The old dream needed a mathematical proof before changing any code. The new version just needs a test. If you can write a check that says "this got better," you can let a program improve itself — and watch it find clever fixes you never wrote.

The rest of the series — Toward Living Software

I built an AI agent that rewrites its own code (you're reading it)
Do AI agents need to sleep?
Can an AI agent pass the Sally-Anne test?
An AI agent that gets curious on its own
How do you trust an AI agent with your money?
Agents that write their own SKILL.md files

Shridhar Shah — Senior Software Engineer on the AI team at Cisco. Part 1 of Toward Living Software.

GitHub · LinkedIn

Source: Zhang, Hu, Lu, Lange, Clune, "Darwin Gödel Machine: Open-Ended Evolution of Self-Improving Agents," arXiv:2505.22954 (2025) — reports SWE-bench 20.0% → 50.0%.

Top comments (2)

Dipankar Sarkar • Jul 3

The Darwin move (drop the proof requirement, keep the empirical test) is exactly why DGM works where the original Godel Machine could not. The failure mode to name is Goodhart: keep-if-score-went-up makes the test suite the spec. With 8 fixed tasks the cheapest winning edit is to special-case the grader, not learn the skill, so 8/8 is hard to tell apart from overfitting the harness.

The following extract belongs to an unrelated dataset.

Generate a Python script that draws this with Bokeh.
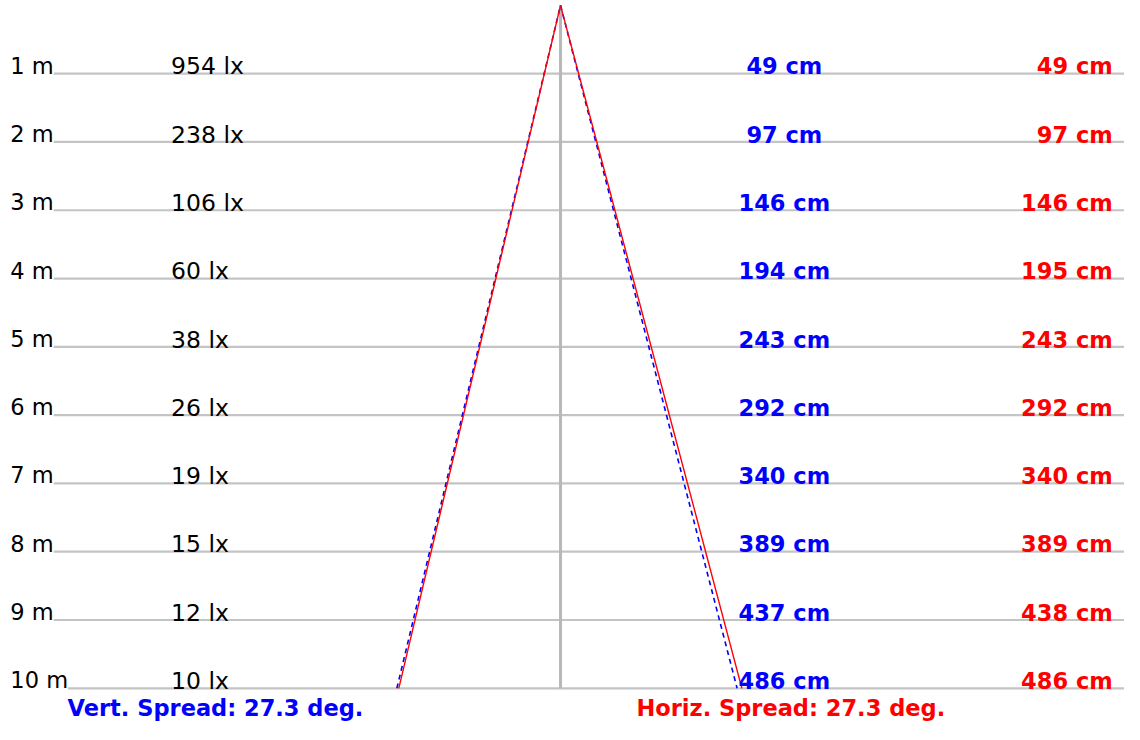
from bokeh.plotting import figure
from bokeh.models import Range1d, ColumnDataSource, LabelSet
from bokeh.core.properties import value
from bokeh.embed import file_html
from bokeh.resources import INLINE

# ---- data ----
distances = [1, 2, 3, 4, 5, 6, 7, 8, 9, 10]
dist_labels = ["1 m", "2 m", "3 m", "4 m", "5 m", "6 m", "7 m", "8 m", "9 m", "10 m"]
lux = [954, 238, 106, 60, 38, 26, 19, 15, 12, 10]
vert_cm = [49, 97, 146, 194, 243, 292, 340, 389, 437, 486]
horiz_cm = [49, 97, 146, 195, 243, 292, 340, 389, 438, 486]
vert_spread = 27.3
horiz_spread = 27.3

W, H = 1124, 724
REF_W = 1140          # layout units along x
CX = 568              # beam axis position in layout units

p = figure(width=W, height=H, output_backend="svg", toolbar_location=None,
           x_range=Range1d(0, REF_W), y_range=Range1d(10.53, -0.0716),
           x_axis_location=None, y_axis_location=None, min_border=0)
p.grid.visible = False
p.outline_line_color = None
p.background_fill_color = "white"

# separate horizontal scales (layout units per cm) for each cone edge
scales = {"vL": 0.683, "vR": 0.737, "hL": 0.675, "hR": 0.757}
for name, s in scales.items():
    p.extra_x_ranges[name] = Range1d(-CX / s, (REF_W - CX) / s)

font = value("DejaVu Sans")
FS = "22.5px"

# horizontal distance lines
n = len(distances)
p.segment(x0=[12] * n, y0=distances, x1=[REF_W] * n, y1=distances,
          line_color="#c4c4c4", line_width=2.2)

# beam axis
p.line([0, 0], [0, distances[-1]], x_range_name="hL", line_color="#b8b8b8", line_width=3)

# cone edges
dmax = distances[-1]
vw = vert_cm[-1] / 2.0
hw = horiz_cm[-1] / 2.0
p.line([-vw, 0], [dmax, 0], x_range_name="vL", line_color="blue", line_width=1.6, line_dash="5 4")
p.line([0, vw], [0, dmax], x_range_name="vR", line_color="blue", line_width=1.6, line_dash="5 4")
p.line([-hw, 0], [dmax, 0], x_range_name="hL", line_color="red", line_width=1.4)
p.line([0, hw], [0, dmax], x_range_name="hR", line_color="red", line_width=1.4)

# distance labels (white background hides the start of each line)
src_m = ColumnDataSource(dict(x=[10] * n, y=distances, t=dist_labels))
p.add_layout(LabelSet(x="x", y="y", text="t", source=src_m, text_font=font,
                      text_font_size=FS, text_color="black", text_baseline="alphabetic",
                      background_fill_color="white"))

ylab = [d - 0.107 for d in distances]
p.text(x=[173] * n, y=ylab, text=[f"{v} lx" for v in lux],
       text_font=font, text_font_size="23.5px", text_color="black",
       text_align="left", text_baseline="alphabetic")
p.text(x=[795] * n, y=ylab, text=[f"{v} cm" for v in vert_cm],
       text_font=font, text_font_size=FS, text_font_style="bold", text_color="blue",
       text_align="center", text_baseline="alphabetic")
p.text(x=[1128] * n, y=ylab, text=[f"{v} cm" for v in horiz_cm],
       text_font=font, text_font_size=FS, text_font_style="bold", text_color="red",
       text_align="right", text_baseline="alphabetic")

p.text(x=[68], y=[10.29], text=[f"Vert. Spread: {vert_spread} deg."],
       text_font=font, text_font_size=FS, text_font_style="bold", text_color="blue",
       text_align="left", text_baseline="alphabetic")
p.text(x=[645], y=[10.29], text=[f"Horiz. Spread: {horiz_spread} deg."],
       text_font=font, text_font_size=FS, text_font_style="bold", text_color="red",
       text_align="left", text_baseline="alphabetic")

open("out.html", "w").write(file_html(p, INLINE))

What rescues the real paper is scale. 20 to 50 percent on SWE-bench matters because the eval is broad enough that gaming it starts to look like solving it. Two things worth instrumenting even in the toy: hold out a task the agent never sees during self-edit and confirm transfer, and track mutation acceptance rate over time. If almost every edit gets kept, the test is too easy to act as a fitness function. Clean build for a weekend.

Shridhar Shah • Jul 3

Spot on — Goodhart's the real risk here. Held-out transfer + tracking acceptance rate are exactly how you'd tell real learning from harness-overfit at scale; thanks for sharpening it.